Lately I’ve been thinking about love. As I move toward divorce I still have a strong connection to my partner. I’ve been peering deeply into this. Deeper than hurt and resentment, deeper than contempt which surely kills a relationship. (http://www.gottmanblog.com/four-horsemen/) As the other artifacts fall away something essential remains. What do I mean when I say I love you?
I’m talking about that gritty, tenacious, totally human, messy type of love. The thing that acknowledges change over time, expands and contracts. I’m not talking about sentiment. I’m talking about the way we show up for ourselves and each other that defies logic. That which is unshaken by disappointment, bad behavior, personality conflicts, hurt feelings, pettiness. The thing that grows over time and remains. I can’t help it, can’t stop it.
Love is all you need?
Love is not all you need, and nowhere near all you get. Love shows up along with attachment, neediness, manipulation, fear of abandonment, possession, expectation, implication, exclusion.
Love is the excuse for a million things that are not love.
Love comes packaged with hurt.
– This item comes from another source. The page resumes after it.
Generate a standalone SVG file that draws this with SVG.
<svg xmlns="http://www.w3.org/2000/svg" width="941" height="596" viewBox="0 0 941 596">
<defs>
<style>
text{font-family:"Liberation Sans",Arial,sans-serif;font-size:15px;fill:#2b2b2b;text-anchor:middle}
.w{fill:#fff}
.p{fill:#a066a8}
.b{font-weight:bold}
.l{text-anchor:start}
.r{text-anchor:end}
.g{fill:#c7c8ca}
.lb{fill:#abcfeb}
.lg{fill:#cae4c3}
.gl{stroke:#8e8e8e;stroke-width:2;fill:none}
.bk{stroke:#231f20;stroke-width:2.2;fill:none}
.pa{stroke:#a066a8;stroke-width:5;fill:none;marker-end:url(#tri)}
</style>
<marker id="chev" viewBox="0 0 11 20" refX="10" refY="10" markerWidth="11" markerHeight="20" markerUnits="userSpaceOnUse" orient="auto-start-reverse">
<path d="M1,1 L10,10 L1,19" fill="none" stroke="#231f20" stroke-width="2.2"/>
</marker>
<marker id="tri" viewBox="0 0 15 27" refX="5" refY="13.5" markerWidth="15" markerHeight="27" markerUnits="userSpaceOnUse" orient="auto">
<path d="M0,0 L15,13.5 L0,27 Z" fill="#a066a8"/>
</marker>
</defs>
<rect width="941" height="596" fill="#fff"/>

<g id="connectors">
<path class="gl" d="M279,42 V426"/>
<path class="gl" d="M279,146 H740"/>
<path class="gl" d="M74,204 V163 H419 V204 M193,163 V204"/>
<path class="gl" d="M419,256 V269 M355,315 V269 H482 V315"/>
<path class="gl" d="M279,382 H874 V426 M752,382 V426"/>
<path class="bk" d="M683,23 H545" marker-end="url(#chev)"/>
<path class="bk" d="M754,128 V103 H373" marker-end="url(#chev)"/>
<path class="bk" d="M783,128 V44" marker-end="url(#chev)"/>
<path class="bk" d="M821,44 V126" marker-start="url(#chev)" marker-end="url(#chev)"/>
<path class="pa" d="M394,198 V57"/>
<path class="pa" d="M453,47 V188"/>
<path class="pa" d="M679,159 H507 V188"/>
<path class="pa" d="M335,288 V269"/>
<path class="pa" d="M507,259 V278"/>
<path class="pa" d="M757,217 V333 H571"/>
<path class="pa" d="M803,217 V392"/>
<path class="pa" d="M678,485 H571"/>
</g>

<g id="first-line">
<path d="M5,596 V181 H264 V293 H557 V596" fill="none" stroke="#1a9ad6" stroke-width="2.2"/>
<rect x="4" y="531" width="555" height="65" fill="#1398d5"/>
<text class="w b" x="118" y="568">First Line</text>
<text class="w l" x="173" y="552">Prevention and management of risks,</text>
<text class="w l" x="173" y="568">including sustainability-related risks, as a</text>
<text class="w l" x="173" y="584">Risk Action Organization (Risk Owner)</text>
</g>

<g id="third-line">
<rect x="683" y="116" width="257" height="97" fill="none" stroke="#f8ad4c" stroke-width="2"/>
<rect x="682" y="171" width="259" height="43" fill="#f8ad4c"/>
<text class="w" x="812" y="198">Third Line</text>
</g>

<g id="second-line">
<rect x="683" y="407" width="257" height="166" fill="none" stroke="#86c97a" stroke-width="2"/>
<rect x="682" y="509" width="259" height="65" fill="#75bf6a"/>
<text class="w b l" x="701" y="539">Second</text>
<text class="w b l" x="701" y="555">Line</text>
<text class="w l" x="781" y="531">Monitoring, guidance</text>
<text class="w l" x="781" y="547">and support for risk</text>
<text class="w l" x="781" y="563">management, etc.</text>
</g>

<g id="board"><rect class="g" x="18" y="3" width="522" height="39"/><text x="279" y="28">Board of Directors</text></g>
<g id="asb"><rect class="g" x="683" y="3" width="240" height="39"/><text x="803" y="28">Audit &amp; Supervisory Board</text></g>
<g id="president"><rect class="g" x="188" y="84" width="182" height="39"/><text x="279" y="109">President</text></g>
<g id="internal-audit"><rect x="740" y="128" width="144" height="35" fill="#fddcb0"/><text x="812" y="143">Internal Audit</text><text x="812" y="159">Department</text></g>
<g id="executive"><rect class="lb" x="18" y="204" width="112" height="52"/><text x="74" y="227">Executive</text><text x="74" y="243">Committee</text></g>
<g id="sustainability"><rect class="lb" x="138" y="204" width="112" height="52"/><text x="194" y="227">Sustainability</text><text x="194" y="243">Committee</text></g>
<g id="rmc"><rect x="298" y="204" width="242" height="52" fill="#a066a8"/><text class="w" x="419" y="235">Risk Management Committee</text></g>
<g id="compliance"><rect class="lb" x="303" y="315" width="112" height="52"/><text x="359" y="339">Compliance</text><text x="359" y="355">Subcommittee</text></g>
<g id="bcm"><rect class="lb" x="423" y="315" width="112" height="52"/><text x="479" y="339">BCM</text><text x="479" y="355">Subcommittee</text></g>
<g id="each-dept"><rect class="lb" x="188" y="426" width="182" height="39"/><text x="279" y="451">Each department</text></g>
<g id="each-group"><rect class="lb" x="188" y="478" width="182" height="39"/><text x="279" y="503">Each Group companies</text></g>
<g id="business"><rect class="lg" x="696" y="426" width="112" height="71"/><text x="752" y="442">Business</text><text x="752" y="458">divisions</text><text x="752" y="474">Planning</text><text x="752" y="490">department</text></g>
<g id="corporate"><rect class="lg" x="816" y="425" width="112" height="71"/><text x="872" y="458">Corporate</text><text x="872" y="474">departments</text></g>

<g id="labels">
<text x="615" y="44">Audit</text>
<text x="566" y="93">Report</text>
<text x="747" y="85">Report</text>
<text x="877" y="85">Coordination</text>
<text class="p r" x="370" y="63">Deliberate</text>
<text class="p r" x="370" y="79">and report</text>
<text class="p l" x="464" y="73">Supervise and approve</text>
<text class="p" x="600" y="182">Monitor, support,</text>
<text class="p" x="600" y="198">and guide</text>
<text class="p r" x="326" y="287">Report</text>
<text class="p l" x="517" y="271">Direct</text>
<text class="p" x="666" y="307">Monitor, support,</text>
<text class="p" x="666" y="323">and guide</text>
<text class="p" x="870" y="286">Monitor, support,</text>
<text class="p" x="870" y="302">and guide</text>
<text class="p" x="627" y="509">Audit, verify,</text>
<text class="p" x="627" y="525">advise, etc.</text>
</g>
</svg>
I’ve been asked if there isn’t a way to love without being vulnerable. Nope. It’s the same channel, straight to your most tender places. Open for love equals open for hurt.
It’s easy to love from a distance. As you get closer you start to notice things. Annoying things. Things that you don’t love, but it’s a package deal, isn’t it? Love me, love my warts. That’s our basic predicament.
Unconditional love?
As soon as someone starts to matter, conditions show up. Love becomes a way to prove something: my worth, your worth, the validity of my choices, emotional purity. A call for unconditional love is striving for selflessness in a mostly selfish, very flawed human with wants and needs and fears up the wazoo. Expecting unconditional love from a partner is a good way to stay lonely.
True love?
True Love implies false love. It might be true lust instead, and we know that lust is notoriously fickle. We mistake lust for love. We then attach specific behaviors to love. “I only do that with someone I love.” “I can’t do that with someone I love.” “If you loved me you would….” “If you loved me you wouldn’t….” We even call our sex partners “lovers.”
A friend was having an affair with a married man. She scared the hell out of him by telling him “I only have sex with people I love, so I guess I love you.” That was the last thing she got to say to him.
How can we tell true from false? How long do you have to wait to find out if you’ve been fooling yourself or someone’s been fooling you?
Real life love.
This love doesn’t expect anything in return. (Sometimes I don’t even tell the person I feel this with.) Do I say this lightly? Sometimes, when it feels light. Love is easy for me, it’s a natural function close to happiness.
So what do I mean when I say I love you? I refer to the entity that lives between us. It connects me to you. A living thing that has arisen out of the very center of me and winds its way to you, seeking your depth. Some part of me is willing to sidle up to you, to get close enough to be hurt. Exposed. Intimate. Perhaps this tender, young thing matures into the gritty, tenacious thing with time and experience.
Perhaps it is true, and unconditional too.